The second set of methods you are referring to I would place in the field of unsupervised neural network learning. Autoencoders are a special architecture that attempts to map an input space into a lower-dimensional space that allows decoding back to the input space with minimal loss in information.

First, let's talk about benefits and drawbacks of autoencoders. Autoencoders are generally trained using some variant of stochastic gradient descent which yields some advantages. The dataset does not have to fit into memory, and can dynamically be loaded up and trained with gradient descent. Unlike a lot of methods in neighborhood-based learning which forces the dataset to exist in memory. The architecture of the autoencoders allows prior knowledge of the data to be incorporated into the model. For example, if are dataset contains images we can create an architecture that utilizes 2d convolution. If the dataset contains time-series that have long term connections, we can use gated recurrent networks (check out Seq2Seq learning). This is the power of neural networks in general.
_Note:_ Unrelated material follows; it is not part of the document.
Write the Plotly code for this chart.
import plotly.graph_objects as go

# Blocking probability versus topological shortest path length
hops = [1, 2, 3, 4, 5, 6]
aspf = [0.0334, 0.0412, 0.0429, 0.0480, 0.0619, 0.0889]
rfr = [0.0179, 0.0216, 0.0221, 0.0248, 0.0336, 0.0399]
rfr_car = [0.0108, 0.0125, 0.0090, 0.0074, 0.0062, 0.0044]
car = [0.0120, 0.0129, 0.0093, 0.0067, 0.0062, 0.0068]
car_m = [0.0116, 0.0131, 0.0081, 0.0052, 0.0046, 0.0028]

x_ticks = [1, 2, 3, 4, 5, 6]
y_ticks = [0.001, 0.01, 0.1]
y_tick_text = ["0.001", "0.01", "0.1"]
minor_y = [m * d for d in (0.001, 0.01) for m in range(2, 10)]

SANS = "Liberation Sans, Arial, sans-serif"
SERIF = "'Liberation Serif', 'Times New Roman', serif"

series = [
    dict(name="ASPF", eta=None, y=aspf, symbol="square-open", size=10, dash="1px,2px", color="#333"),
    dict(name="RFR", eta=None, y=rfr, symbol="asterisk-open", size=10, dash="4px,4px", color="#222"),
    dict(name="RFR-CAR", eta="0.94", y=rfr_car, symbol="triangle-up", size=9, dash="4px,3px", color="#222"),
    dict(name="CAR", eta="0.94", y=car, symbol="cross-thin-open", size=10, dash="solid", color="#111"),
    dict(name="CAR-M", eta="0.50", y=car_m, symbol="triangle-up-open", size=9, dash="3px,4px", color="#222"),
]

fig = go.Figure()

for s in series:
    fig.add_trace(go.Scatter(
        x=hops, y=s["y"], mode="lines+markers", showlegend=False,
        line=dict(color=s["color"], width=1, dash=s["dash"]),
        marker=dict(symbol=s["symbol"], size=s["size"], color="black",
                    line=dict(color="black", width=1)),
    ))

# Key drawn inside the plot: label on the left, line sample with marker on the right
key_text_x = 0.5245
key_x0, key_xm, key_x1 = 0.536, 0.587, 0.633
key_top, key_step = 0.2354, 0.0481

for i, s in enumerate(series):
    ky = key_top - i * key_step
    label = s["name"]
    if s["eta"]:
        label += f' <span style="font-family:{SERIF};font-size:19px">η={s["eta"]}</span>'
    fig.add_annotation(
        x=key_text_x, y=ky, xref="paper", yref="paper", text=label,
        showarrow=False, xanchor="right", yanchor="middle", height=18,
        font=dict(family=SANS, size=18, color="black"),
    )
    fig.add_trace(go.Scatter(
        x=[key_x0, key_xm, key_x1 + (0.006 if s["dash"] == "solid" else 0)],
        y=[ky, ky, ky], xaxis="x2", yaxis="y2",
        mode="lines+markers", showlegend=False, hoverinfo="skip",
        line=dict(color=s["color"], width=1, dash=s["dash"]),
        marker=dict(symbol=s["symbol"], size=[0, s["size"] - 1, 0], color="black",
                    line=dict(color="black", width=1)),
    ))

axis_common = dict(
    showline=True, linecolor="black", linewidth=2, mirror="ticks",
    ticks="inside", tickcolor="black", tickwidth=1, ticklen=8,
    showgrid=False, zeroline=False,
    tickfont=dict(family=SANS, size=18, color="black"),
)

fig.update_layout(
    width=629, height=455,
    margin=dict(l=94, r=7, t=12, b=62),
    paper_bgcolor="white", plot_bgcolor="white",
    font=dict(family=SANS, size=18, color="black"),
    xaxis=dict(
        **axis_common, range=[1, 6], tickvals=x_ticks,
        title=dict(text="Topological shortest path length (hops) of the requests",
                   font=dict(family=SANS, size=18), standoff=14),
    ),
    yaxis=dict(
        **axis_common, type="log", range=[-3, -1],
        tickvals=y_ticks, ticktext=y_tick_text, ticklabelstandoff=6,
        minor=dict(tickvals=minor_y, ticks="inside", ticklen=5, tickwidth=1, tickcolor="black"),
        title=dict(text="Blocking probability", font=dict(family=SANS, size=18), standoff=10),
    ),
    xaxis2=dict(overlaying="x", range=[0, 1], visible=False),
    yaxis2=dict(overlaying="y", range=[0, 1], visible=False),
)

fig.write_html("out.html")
It allows us to encode prior knowledge about the problem into our models. This is something that other models, and to be more specific, dimensionality reduction algorithms cannot do.

From a theoretical perspective, there are a couple nice theorems. The deeper the network, the complexity of functions that are learnable by the network increases exponentially. In general, at least before something new is discovered, you are not going to find a more expressive/powerful model than a correctly selected neural network.

Now although all this sounds great, there are drawbacks. Convergence of neural networks is non-deterministic and depends heavily on the architecture used, the complexity of the problem, choice of hyper-parameters, etc. The expressiveness of neural networks causes problems too, they tend to overfit very quickly if the right regularization is not chosen/used.

On the other hand, neighborhood methods are less expressive and tend to run a deterministic amount of time until convergence based on much fewer parameters than neural networks.

The choice of method depends directly on the problem. If you have a small dataset that fits in memory and does not utilize any type of structured data (images, videos, audio) classical dimensionality reduction would probably be the way to go. But as structure is introduced, the complexity of your problem increases, and the amount of data you have grows neural networks become the correct choice.

Hope this helps.